Stated problem:
Extract only the first line of the listing and every line after it up to and including the one with "const tickLabelsA = [730, 720, 710];". Omit the pictures.

☆ ☆ ☆ ☆ ☆

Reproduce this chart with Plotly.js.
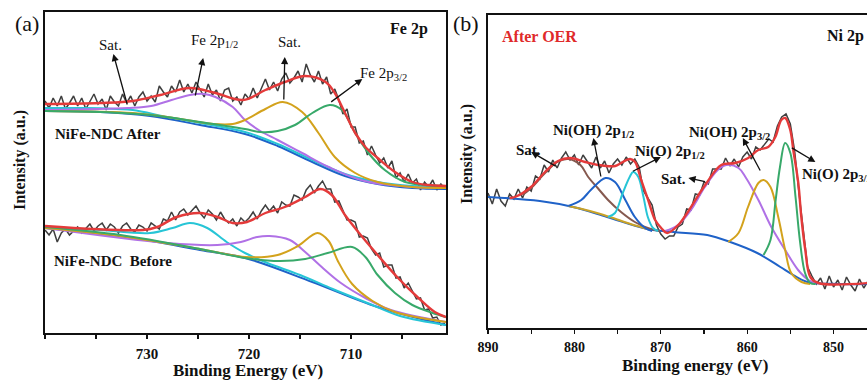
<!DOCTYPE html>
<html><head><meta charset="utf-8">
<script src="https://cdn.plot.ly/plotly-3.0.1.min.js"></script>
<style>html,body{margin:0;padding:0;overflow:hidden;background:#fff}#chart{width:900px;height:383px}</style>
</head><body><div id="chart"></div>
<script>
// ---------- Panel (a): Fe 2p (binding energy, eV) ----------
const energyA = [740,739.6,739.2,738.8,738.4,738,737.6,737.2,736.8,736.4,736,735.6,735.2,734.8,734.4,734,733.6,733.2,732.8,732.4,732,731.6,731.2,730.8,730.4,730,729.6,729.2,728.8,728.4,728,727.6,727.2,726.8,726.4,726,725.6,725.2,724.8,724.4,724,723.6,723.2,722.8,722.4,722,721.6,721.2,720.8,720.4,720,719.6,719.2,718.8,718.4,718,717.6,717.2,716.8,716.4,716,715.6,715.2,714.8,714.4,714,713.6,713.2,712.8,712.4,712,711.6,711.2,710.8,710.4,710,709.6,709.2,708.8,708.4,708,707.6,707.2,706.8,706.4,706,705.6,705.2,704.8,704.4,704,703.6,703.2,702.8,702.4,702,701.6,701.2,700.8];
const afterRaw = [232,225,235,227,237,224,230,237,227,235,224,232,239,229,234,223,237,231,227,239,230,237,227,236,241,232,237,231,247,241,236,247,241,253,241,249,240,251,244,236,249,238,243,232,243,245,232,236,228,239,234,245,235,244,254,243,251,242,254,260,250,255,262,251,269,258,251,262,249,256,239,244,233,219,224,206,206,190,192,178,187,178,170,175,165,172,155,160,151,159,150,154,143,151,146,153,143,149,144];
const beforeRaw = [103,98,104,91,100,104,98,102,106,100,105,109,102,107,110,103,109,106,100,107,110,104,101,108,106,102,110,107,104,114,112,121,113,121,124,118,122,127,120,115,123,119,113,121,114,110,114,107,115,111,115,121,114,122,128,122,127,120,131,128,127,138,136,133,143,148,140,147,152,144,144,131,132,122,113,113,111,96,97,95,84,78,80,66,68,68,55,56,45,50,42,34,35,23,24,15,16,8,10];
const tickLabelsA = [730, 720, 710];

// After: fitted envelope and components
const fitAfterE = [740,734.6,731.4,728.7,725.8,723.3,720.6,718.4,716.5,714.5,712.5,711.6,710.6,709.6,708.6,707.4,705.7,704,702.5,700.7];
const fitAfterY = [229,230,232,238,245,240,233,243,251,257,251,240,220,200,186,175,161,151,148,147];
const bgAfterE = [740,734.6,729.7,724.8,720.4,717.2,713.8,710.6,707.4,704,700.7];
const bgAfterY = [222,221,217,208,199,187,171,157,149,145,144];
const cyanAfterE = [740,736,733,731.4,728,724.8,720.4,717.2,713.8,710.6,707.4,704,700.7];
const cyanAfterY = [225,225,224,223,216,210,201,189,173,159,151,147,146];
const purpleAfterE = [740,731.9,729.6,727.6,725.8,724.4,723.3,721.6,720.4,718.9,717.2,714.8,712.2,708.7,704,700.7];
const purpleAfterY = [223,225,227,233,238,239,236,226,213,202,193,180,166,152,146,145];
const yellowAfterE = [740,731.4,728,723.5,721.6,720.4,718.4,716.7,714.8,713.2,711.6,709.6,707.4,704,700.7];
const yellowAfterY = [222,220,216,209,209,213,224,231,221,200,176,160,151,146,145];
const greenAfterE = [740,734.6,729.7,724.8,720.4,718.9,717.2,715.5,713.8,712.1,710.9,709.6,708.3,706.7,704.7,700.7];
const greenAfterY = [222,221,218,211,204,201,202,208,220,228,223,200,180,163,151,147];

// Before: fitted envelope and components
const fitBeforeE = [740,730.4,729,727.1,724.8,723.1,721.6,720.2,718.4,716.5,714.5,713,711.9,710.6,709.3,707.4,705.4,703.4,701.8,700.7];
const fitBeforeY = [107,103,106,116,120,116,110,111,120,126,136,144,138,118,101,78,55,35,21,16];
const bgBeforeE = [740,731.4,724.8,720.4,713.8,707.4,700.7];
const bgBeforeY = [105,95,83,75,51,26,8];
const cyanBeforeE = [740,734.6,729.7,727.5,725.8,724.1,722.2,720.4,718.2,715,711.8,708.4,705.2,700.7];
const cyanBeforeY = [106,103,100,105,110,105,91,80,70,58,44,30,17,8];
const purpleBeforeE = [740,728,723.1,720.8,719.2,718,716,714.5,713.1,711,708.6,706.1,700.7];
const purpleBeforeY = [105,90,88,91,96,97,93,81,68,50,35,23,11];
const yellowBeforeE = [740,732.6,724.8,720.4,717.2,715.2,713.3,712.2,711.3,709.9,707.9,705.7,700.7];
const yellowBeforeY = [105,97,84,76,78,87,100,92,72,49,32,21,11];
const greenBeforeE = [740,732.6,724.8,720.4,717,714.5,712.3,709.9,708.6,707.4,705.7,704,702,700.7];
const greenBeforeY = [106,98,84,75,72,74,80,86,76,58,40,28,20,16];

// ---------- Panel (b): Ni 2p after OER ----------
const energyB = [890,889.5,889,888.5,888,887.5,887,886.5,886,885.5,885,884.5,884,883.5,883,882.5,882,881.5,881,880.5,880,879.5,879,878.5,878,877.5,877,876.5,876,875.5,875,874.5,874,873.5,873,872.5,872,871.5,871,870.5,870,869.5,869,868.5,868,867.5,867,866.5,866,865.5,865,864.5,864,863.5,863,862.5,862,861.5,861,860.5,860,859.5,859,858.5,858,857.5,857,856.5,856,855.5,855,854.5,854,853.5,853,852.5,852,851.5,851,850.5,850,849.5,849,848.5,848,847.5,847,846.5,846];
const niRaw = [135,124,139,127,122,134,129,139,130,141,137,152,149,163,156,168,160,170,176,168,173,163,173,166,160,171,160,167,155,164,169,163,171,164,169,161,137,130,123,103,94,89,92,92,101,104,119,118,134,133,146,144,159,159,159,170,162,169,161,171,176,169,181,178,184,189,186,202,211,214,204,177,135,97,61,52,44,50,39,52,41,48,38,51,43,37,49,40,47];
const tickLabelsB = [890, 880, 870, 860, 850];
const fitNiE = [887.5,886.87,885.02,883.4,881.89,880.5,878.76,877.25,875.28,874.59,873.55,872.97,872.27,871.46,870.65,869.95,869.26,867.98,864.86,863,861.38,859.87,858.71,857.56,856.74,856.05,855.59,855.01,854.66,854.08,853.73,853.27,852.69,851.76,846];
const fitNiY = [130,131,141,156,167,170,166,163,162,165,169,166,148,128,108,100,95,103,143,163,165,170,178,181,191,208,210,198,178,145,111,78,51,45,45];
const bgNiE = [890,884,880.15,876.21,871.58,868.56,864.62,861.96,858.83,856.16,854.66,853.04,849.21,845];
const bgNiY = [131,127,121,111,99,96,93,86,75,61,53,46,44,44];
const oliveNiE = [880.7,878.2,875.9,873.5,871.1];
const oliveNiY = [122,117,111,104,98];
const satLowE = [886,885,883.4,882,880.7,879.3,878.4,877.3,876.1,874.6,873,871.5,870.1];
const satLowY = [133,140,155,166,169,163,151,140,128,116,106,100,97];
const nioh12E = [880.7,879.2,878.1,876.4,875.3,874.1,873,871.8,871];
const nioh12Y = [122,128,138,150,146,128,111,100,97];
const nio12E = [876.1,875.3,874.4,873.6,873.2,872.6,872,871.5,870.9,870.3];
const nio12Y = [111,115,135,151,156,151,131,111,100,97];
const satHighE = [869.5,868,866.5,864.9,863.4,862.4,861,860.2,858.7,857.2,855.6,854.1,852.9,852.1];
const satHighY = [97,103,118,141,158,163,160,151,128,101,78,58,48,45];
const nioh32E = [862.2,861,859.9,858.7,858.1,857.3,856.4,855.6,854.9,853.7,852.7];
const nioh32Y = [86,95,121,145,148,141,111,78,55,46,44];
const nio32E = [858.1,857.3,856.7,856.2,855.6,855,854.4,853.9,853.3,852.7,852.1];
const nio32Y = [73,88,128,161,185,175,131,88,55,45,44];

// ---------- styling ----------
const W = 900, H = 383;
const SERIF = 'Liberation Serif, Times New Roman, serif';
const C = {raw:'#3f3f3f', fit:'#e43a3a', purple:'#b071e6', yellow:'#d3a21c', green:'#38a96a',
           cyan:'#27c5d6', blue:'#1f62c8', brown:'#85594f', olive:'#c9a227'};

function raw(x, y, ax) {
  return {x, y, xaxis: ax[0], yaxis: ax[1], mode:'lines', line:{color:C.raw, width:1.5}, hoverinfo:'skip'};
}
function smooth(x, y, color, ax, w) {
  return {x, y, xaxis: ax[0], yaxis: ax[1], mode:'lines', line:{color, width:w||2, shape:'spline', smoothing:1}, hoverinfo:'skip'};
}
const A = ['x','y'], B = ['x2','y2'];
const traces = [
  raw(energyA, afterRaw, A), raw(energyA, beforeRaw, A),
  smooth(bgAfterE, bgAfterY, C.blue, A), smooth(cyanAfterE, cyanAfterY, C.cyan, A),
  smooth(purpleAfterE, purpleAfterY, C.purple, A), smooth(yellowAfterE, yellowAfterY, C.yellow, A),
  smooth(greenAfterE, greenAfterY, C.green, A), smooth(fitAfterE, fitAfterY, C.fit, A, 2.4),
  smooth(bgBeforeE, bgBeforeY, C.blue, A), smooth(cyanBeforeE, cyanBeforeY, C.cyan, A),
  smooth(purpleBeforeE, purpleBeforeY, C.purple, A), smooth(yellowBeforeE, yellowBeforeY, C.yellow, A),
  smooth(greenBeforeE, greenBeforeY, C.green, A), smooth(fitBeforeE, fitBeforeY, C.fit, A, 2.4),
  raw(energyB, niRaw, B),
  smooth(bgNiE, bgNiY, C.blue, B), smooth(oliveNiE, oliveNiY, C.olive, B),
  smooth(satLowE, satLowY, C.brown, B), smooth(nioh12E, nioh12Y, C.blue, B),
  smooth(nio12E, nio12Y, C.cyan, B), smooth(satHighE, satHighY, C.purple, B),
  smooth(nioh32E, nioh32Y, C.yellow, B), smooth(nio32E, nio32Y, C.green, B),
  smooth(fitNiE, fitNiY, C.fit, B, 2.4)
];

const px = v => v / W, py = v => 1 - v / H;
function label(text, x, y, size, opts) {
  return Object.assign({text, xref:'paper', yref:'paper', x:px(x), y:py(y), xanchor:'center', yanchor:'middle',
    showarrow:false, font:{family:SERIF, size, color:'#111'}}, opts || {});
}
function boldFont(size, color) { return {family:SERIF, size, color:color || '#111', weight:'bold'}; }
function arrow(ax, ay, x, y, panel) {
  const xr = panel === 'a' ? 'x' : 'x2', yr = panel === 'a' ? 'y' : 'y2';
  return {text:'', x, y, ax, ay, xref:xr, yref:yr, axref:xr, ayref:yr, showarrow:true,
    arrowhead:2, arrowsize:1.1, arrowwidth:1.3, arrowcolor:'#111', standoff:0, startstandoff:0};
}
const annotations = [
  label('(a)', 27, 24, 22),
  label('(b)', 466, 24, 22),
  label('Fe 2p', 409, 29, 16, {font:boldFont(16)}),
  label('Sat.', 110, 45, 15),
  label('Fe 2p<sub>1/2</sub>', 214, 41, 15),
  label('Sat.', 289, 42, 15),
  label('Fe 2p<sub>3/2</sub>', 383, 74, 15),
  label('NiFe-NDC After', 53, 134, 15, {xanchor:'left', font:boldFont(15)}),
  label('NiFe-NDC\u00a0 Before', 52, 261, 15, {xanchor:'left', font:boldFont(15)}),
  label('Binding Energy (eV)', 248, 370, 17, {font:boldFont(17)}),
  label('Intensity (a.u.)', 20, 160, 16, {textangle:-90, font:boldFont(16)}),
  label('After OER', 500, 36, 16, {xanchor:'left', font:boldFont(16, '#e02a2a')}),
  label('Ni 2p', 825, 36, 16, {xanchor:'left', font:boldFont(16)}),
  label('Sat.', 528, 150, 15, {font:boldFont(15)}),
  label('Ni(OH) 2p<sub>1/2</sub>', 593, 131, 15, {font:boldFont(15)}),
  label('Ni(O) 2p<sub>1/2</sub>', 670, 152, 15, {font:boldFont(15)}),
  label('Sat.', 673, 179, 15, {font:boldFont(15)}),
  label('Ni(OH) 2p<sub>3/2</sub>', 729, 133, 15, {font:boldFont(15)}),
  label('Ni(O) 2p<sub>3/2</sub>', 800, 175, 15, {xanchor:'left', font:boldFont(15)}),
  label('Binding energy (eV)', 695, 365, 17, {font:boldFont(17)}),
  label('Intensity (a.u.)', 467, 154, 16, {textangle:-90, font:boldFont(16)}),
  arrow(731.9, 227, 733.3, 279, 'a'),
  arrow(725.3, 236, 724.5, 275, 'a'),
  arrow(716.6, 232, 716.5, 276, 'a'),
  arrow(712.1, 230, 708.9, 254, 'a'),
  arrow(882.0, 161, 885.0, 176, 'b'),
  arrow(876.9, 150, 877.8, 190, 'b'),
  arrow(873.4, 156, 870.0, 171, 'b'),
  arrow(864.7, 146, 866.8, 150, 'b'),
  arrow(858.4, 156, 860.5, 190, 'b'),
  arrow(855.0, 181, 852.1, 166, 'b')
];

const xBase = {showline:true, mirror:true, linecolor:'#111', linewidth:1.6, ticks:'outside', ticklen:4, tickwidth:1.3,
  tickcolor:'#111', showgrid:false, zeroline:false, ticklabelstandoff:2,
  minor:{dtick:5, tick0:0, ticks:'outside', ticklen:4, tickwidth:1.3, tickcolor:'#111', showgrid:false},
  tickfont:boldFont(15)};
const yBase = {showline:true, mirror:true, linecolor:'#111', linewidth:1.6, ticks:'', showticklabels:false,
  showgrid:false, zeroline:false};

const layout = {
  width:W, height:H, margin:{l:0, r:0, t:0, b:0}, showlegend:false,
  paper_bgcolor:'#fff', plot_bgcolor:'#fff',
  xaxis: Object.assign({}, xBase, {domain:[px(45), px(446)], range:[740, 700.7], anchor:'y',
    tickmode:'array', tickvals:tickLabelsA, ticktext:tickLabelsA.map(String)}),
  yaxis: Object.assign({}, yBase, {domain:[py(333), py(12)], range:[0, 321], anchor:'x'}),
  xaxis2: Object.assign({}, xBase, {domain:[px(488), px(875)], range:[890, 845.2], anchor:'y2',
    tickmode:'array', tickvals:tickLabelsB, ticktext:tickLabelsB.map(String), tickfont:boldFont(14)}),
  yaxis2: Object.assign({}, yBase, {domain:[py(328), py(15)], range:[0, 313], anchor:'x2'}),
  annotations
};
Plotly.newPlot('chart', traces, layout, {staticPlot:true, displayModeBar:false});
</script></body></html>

☆ ☆ ☆ ☆ ☆

Solution to this exercise:
Reproduce this chart with Plotly.js.
<!DOCTYPE html>
<html><head><meta charset="utf-8">
<script src="https://cdn.plot.ly/plotly-3.0.1.min.js"></script>
<style>html,body{margin:0;padding:0;overflow:hidden;background:#fff}#chart{width:900px;height:383px}</style>
</head><body><div id="chart"></div>
<script>
// ---------- Panel (a): Fe 2p (binding energy, eV) ----------
const energyA = [740,739.6,739.2,738.8,738.4,738,737.6,737.2,736.8,736.4,736,735.6,735.2,734.8,734.4,734,733.6,733.2,732.8,732.4,732,731.6,731.2,730.8,730.4,730,729.6,729.2,728.8,728.4,728,727.6,727.2,726.8,726.4,726,725.6,725.2,724.8,724.4,724,723.6,723.2,722.8,722.4,722,721.6,721.2,720.8,720.4,720,719.6,719.2,718.8,718.4,718,717.6,717.2,716.8,716.4,716,715.6,715.2,714.8,714.4,714,713.6,713.2,712.8,712.4,712,711.6,711.2,710.8,710.4,710,709.6,709.2,708.8,708.4,708,707.6,707.2,706.8,706.4,706,705.6,705.2,704.8,704.4,704,703.6,703.2,702.8,702.4,702,701.6,701.2,700.8];
const afterRaw = [232,225,235,227,237,224,230,237,227,235,224,232,239,229,234,223,237,231,227,239,230,237,227,236,241,232,237,231,247,241,236,247,241,253,241,249,240,251,244,236,249,238,243,232,243,245,232,236,228,239,234,245,235,244,254,243,251,242,254,260,250,255,262,251,269,258,251,262,249,256,239,244,233,219,224,206,206,190,192,178,187,178,170,175,165,172,155,160,151,159,150,154,143,151,146,153,143,149,144];
const beforeRaw = [103,98,104,91,100,104,98,102,106,100,105,109,102,107,110,103,109,106,100,107,110,104,101,108,106,102,110,107,104,114,112,121,113,121,124,118,122,127,120,115,123,119,113,121,114,110,114,107,115,111,115,121,114,122,128,122,127,120,131,128,127,138,136,133,143,148,140,147,152,144,144,131,132,122,113,113,111,96,97,95,84,78,80,66,68,68,55,56,45,50,42,34,35,23,24,15,16,8,10];
const tickLabelsA = [730, 720, 710];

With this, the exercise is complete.